People like Representative Madison Cawthorn of North Carolina, who just can’t stay out of trouble. After claiming a month ago that he’d been invited to Congressional cocaine-laced orgies, photos then emerged of the congressman himself at a party wearing women’s lingerie, followed by his detention last week at the Charlotte airport when he tried to take a loaded Staccato C2 9-millimeter handgun onto an airplane. He’d already been stopped last year for essentially the same thing at the airport in Asheville. When character no longer is a common qualifier for high public office, he will be the poster boy.

And since his name is being bandied about as a presidential candidate in 2024, I have to include people like Fox commentator Tucker Carlson, whose true character was laid bare last weekend in an exhaustive profile in The New York Times by a montage of his soundbites with one theme and one theme only: if you’re a white man in America, you’re in trouble and you’d better fight back.

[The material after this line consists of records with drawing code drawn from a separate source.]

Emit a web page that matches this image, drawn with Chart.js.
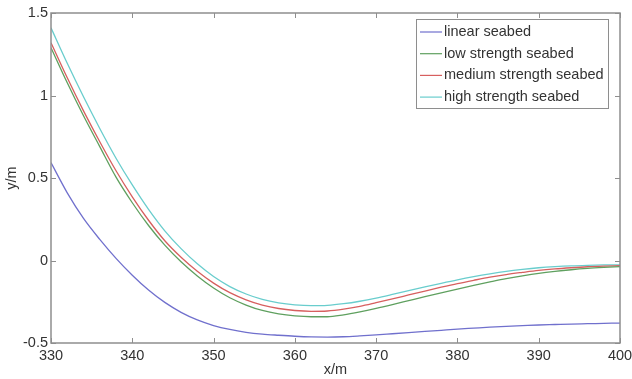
<!DOCTYPE html>
<html>
<head>
<meta charset="utf-8">
<script src="https://cdn.jsdelivr.net/npm/chart.js@4/dist/chart.umd.min.js"></script>
<style>
  html, body { margin: 0; padding: 0; background: #fff; }
  #wrap { width: 632px; height: 379px; }
</style>
</head>
<body>
<div id="wrap"><canvas id="c" width="632" height="379"></canvas></div>
<script>
// Horizontal positions (m)
const xValues = [330, 332, 334, 336, 338, 340, 342, 344, 346, 348, 350, 352, 354, 356, 358, 360,
  362, 364, 366, 368, 370, 372, 374, 376, 378, 380, 382, 384, 386, 388, 390, 392, 394, 396, 398, 400];

// Vertical displacement (m) for each seabed model
const linearSeabed = [0.593, 0.41, 0.255, 0.128, 0.013, -0.089, -0.179, -0.254, -0.314, -0.36, -0.394,
  -0.418, -0.435, -0.446, -0.453, -0.459, -0.463, -0.464, -0.462, -0.457, -0.451, -0.444, -0.437, -0.43,
  -0.423, -0.416, -0.41, -0.404, -0.399, -0.395, -0.391, -0.388, -0.385, -0.383, -0.381, -0.379];
const lowStrength = [1.29, 1.077, 0.877, 0.69, 0.505, 0.35, 0.212, 0.093, -0.008, -0.094, -0.167, -0.226,
  -0.27, -0.303, -0.324, -0.336, -0.341, -0.341, -0.329, -0.311, -0.29, -0.267, -0.243, -0.219, -0.196,
  -0.173, -0.151, -0.13, -0.11, -0.093, -0.078, -0.066, -0.056, -0.048, -0.042, -0.037];
const mediumStrength = [1.32, 1.107, 0.907, 0.72, 0.544, 0.386, 0.244, 0.12, 0.02, -0.065, -0.137,
  -0.195, -0.238, -0.27, -0.291, -0.303, -0.308, -0.306, -0.295, -0.278, -0.256, -0.233, -0.209, -0.185,
  -0.162, -0.14, -0.12, -0.101, -0.085, -0.072, -0.06, -0.051, -0.044, -0.038, -0.034, -0.031];
const highStrength = [1.41, 1.195, 0.992, 0.8, 0.62, 0.458, 0.31, 0.18, 0.072, -0.02, -0.097, -0.158,
  -0.203, -0.236, -0.257, -0.269, -0.274, -0.272, -0.262, -0.247, -0.228, -0.206, -0.183, -0.16, -0.138,
  -0.117, -0.098, -0.081, -0.066, -0.054, -0.044, -0.037, -0.032, -0.029, -0.027, -0.026];

const seriesNames = ['linear seabed', 'low strength seabed', 'medium strength seabed', 'high strength seabed'];
const seriesColors = ['rgb(112,112,205)', 'rgb(95,160,95)', 'rgb(215,95,95)', 'rgb(105,205,205)'];
const seriesValues = [linearSeabed, lowStrength, mediumStrength, highStrength];

const xTicks = [330, 340, 350, 360, 370, 380, 390, 400];
const yTicks = [-0.5, 0, 0.5, 1, 1.5];

const FONT = 'Liberation Sans, Arial, Helvetica, sans-serif';
const TEXT = '#333';
const AXIS = '#8e8e8e';

// Box frame with inward ticks on all four sides
const framePlugin = {
  id: 'frame',
  afterDatasetsDraw(chart) {
    const { ctx, chartArea: a, scales: { x, y } } = chart;
    ctx.save();
    ctx.strokeStyle = AXIS;
    ctx.lineWidth = 1.5;
    ctx.strokeRect(a.left, a.top, a.right - a.left, a.bottom - a.top);
    ctx.beginPath();
    const tl = 5;
    x.ticks.forEach(t => {
      const px = Math.round(x.getPixelForValue(t.value)) + 0.5;
      ctx.moveTo(px, a.bottom); ctx.lineTo(px, a.bottom - tl);
      ctx.moveTo(px, a.top); ctx.lineTo(px, a.top + tl);
    });
    y.ticks.forEach(t => {
      const py = Math.round(y.getPixelForValue(t.value)) + 0.5;
      ctx.moveTo(a.left, py); ctx.lineTo(a.left + tl, py);
      ctx.moveTo(a.right, py); ctx.lineTo(a.right - tl, py);
    });
    ctx.lineWidth = 1;
    ctx.stroke();
    ctx.restore();
  }
};

// Boxed legend in the upper right corner of the plot
const boxLegend = {
  id: 'boxLegend',
  afterDraw(chart) {
    const { ctx, chartArea: a } = chart;
    const left = a.right - 204, top = a.top + 6, w = 192, h = 89;
    ctx.save();
    ctx.fillStyle = '#fff';
    ctx.fillRect(left, top, w, h);
    ctx.strokeStyle = AXIS;
    ctx.lineWidth = 1;
    ctx.strokeRect(left + 0.5, top + 0.5, w, h);
    ctx.font = '14.5px ' + FONT;
    ctx.textBaseline = 'middle';
    chart.data.datasets.forEach((ds, i) => {
      const cy = top + 13 + i * 21.7;
      ctx.strokeStyle = ds.borderColor;
      ctx.lineWidth = 1.2;
      ctx.beginPath();
      ctx.moveTo(left + 4, cy); ctx.lineTo(left + 26, cy);
      ctx.stroke();
      ctx.fillStyle = TEXT;
      ctx.fillText(ds.label, left + 28, cy);
    });
    ctx.restore();
  }
};

new Chart(document.getElementById('c'), {
  type: 'line',
  data: {
    datasets: seriesValues.map((vals, i) => ({
      label: seriesNames[i],
      data: xValues.map((xv, k) => ({ x: xv, y: vals[k] })),
      borderColor: seriesColors[i],
      borderWidth: 1.3,
      pointRadius: 0,
      fill: false,
      cubicInterpolationMode: 'monotone'
    }))
  },
  options: {
    responsive: false,
    animation: false,
    layout: { padding: { top: 13, right: 12, left: 0, bottom: 0 } },
    plugins: { legend: { display: false }, tooltip: { enabled: false } },
    scales: {
      x: {
        type: 'linear',
        min: 330, max: 400,
        afterBuildTicks(s) { s.ticks = xTicks.map(v => ({ value: v })); },
        afterFit(s) { s.height = 36; s.paddingLeft = 0; s.paddingRight = 0; },
        grid: { display: false, drawTicks: false },
        border: { display: false },
        ticks: { color: TEXT, font: { family: FONT, size: 14.5 }, padding: 4, maxRotation: 0,
                 callback: v => String(v) },
        title: { display: true, text: 'x/m', color: TEXT, font: { family: FONT, size: 14.5 }, padding: { top: 0, bottom: 0 } }
      },
      y: {
        type: 'linear',
        min: -0.5, max: 1.5,
        afterBuildTicks(s) { s.ticks = yTicks.map(v => ({ value: v })); },
        afterFit(s) { s.width = 51; s.paddingTop = 0; s.paddingBottom = 0; },
        grid: { display: false, drawTicks: false },
        border: { display: false },
        ticks: { color: TEXT, font: { family: FONT, size: 14.5 }, padding: 3,
                 callback: v => String(v) },
        title: { display: true, text: 'y/m', color: TEXT, font: { family: FONT, size: 14.5 }, padding: { top: 3, bottom: 0 } }
      }
    }
  },
  plugins: [framePlugin, boxLegend]
});
</script>
</body>
</html>
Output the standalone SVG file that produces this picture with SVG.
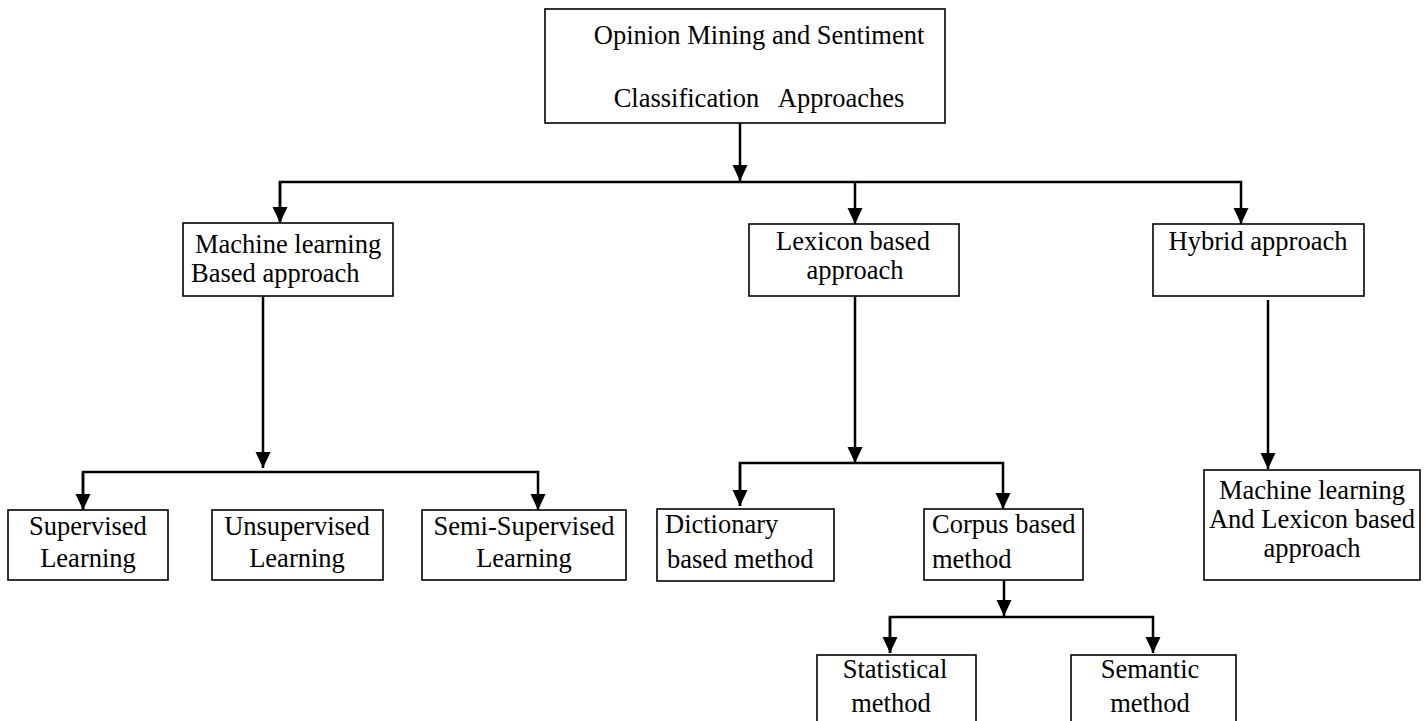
<svg xmlns="http://www.w3.org/2000/svg" width="1425" height="721" viewBox="0 0 1425 721">
<style>
.box{fill:#fff;stroke:#000;stroke-width:1.6}
.c{fill:none;stroke:#000;stroke-width:2.5}
text{font-family:"Liberation Serif","Times New Roman",serif;font-size:26.5px;fill:#000;white-space:pre}
.m{text-anchor:middle}
</style>
<defs>
<marker id="ah" markerUnits="userSpaceOnUse" markerWidth="17" markerHeight="17" viewBox="0 0 17 17" refX="16" refY="8.5" orient="auto">
<path d="M0,1 L16,8.5 L0,16 Z" fill="#000"/>
</marker>
</defs>
<rect width="1425" height="721" fill="#fff"/>
<g id="connectors">
<line class="c" x1="740" y1="123" x2="740" y2="181" marker-end="url(#ah)"/>
<polyline class="c" points="280,223 280,182 1241,182 1241,224" marker-end="url(#ah)"/>
<line class="c" x1="280" y1="182" x2="280" y2="223" marker-end="url(#ah)"/>
<line class="c" x1="855" y1="182" x2="855" y2="224" marker-end="url(#ah)"/>
<line class="c" x1="263" y1="296" x2="263" y2="468" marker-end="url(#ah)"/>
<polyline class="c" points="83,510 83,472 538,472 538,510" marker-end="url(#ah)"/>
<line class="c" x1="83" y1="472" x2="83" y2="510" marker-end="url(#ah)"/>
<line class="c" x1="855" y1="296" x2="855" y2="463" marker-end="url(#ah)"/>
<polyline class="c" points="740,506 740,463 1003,463 1003,509" marker-end="url(#ah)"/>
<line class="c" x1="740" y1="463" x2="740" y2="506" marker-end="url(#ah)"/>
<line class="c" x1="1004" y1="580" x2="1004" y2="616" marker-end="url(#ah)"/>
<polyline class="c" points="890,653 890,617 1153,617 1153,653" marker-end="url(#ah)"/>
<line class="c" x1="890" y1="617" x2="890" y2="653" marker-end="url(#ah)"/>
<line class="c" x1="1268" y1="300" x2="1268" y2="469" marker-end="url(#ah)"/>
</g>
<g id="root">
<rect class="box" x="545" y="9" width="400" height="114"/>
<text class="m" x="759" y="44">Opinion Mining and Sentiment</text>
<text class="m" x="759" y="107">Classification   Approaches</text>
</g>
<g id="ml">
<rect class="box" x="183" y="223" width="210" height="73"/>
<text x="195" y="253">Machine learning</text>
<text x="191" y="282">Based approach</text>
</g>
<g id="lexicon">
<rect class="box" x="749" y="224" width="210" height="72"/>
<text class="m" x="853" y="250">Lexicon based</text>
<text class="m" x="855" y="279">approach</text>
</g>
<g id="hybrid">
<rect class="box" x="1153" y="224" width="211" height="72"/>
<text class="m" x="1258" y="250">Hybrid approach</text>
</g>
<g id="supervised">
<rect class="box" x="8" y="510" width="160" height="70"/>
<text class="m" x="88" y="535">Supervised</text>
<text class="m" x="88" y="567">Learning</text>
</g>
<g id="unsupervised">
<rect class="box" x="212" y="510" width="171" height="70"/>
<text class="m" x="297" y="535">Unsupervised</text>
<text class="m" x="297" y="567">Learning</text>
</g>
<g id="semi">
<rect class="box" x="422" y="510" width="204" height="70"/>
<text class="m" x="524" y="535">Semi-Supervised</text>
<text class="m" x="524" y="567">Learning</text>
</g>
<g id="dictionary">
<rect class="box" x="657" y="509" width="177" height="72"/>
<text x="665" y="533">Dictionary</text>
<text x="667" y="568">based method</text>
</g>
<g id="corpus">
<rect class="box" x="924" y="509" width="159" height="71"/>
<text x="932" y="533">Corpus based</text>
<text x="932" y="568">method</text>
</g>
<g id="hybridml">
<rect class="box" x="1204" y="470" width="216" height="110"/>
<text class="m" x="1312" y="499">Machine learning</text>
<text class="m" x="1312" y="528">And Lexicon based</text>
<text class="m" x="1312" y="557">approach</text>
</g>
<g id="statistical">
<rect class="box" x="817" y="655" width="159" height="80"/>
<text class="m" x="895" y="678">Statistical</text>
<text class="m" x="891" y="712">method</text>
</g>
<g id="semantic">
<rect class="box" x="1071" y="655" width="165" height="80"/>
<text class="m" x="1150" y="678">Semantic</text>
<text class="m" x="1150" y="712">method</text>
</g>
</svg>
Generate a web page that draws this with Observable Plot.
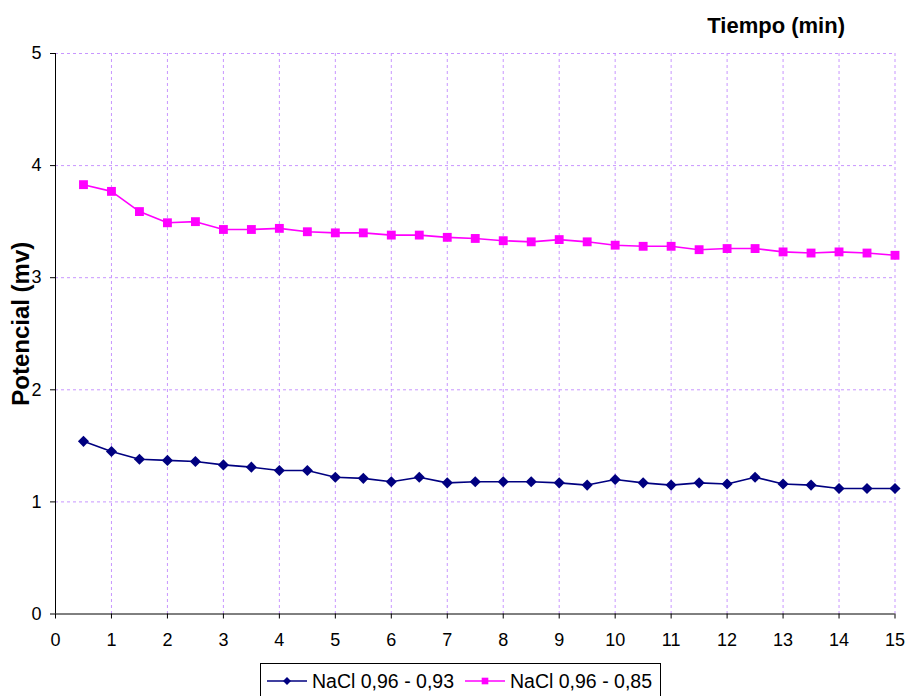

If there’s ever a race war, Carlson will strike the match.

These are examples of what “forever” has in store for us. 

But people like these are just the low-hanging fruit.

There’s also Representative Scott Perry of Pennsylvania, head of the House Freedom Caucus, who just weeks after the 2020 vote was called for Joe Biden, tried to use Government to achieve political goals by getting the National Security Agency to investigate never-substantiated claims of rigged voting machines, then by getting the Department of Justice to overturn the election.

And Representative Jim Jordan of Ohio, who also abused his authority by threatening Twitter— which of course kicked Donald Trump off its service for inciting violence— with a federal inquisition if it didn’t sell out last week to Elon Musk, who has hinted that he might allow Trump back on.

And one cannot compile this list without the likes of Representative Paul Gosar of Arizona, who put an animated video on social media showing him killing New York’s liberal Democrat Alexandria Ocasio-Cortez. And Representative Mo Brooks of Alabama, who bedecked himself in bulletproof body armor and spoke before Donald Trump at the so-called “Save America” rally on January 6th, assuring the crowd that it was “the day American patriots start taking down names and kicking ass.”

That’s exactly what they did.

And of course there’s the would-be Speaker of the House Kevin McCarthy of California. He flat-out lied late last month about a news report quoting unflattering comments he’d made about Donald Trump, calling it “totally false and wrong”… until audio leaked proving it totally true and right.

Liars across the landscape. Trump is forever. 

Then there are the forever-Trumpers in the statehouses of America. Like Florida Governor Ron DeSantis, who in a hyper-hypocritical dismissal of conservative disdain for Big Brother in government, has banned books he deems dangerous. And Texas Governor Greg Abbott, who in a bonehead move that financial analysts say cost his own state more than $4-billion and the United States almost $10-billion, initiated border-blocking “enhanced inspections” on thousands of trucks— legally carrying perishable food for American consumers and high-tech components for American factories— crossing in from Mexico.

This story wouldn’t be complete without mentioning the ten unpatriotic Republicans in Congress who last week voted against legislation that would allow the United States to get more weapons more quickly into Ukraine. Or the seventeen who voted against a resolution vowing support for Ukraine’s neighbor, tiny Moldova, which could be the next sovereign nation in Vladimir Putin’s crosshairs.

President Biden laid out the stakes on March 28th: “The cost of failing to stand up to violent aggression in Europe has always been higher than the cost of standing firm against such attacks.” Sad to say, these congressmen stand up only for themselves.

If "Trump is forever,” and these are the people who perpetuate his legacy, we are in trouble.

Because of the three rock-ribbed right-wing Trump appointees to the Supreme Court, who currently are its youngest members, it will be a while before the Court can be resurrected as an equitable intermediary for the American people. But we have congressional and gubernatorial elections later this year. That is where mainstream Americans, whose sign should say “Democracy is forever,” must take their stand.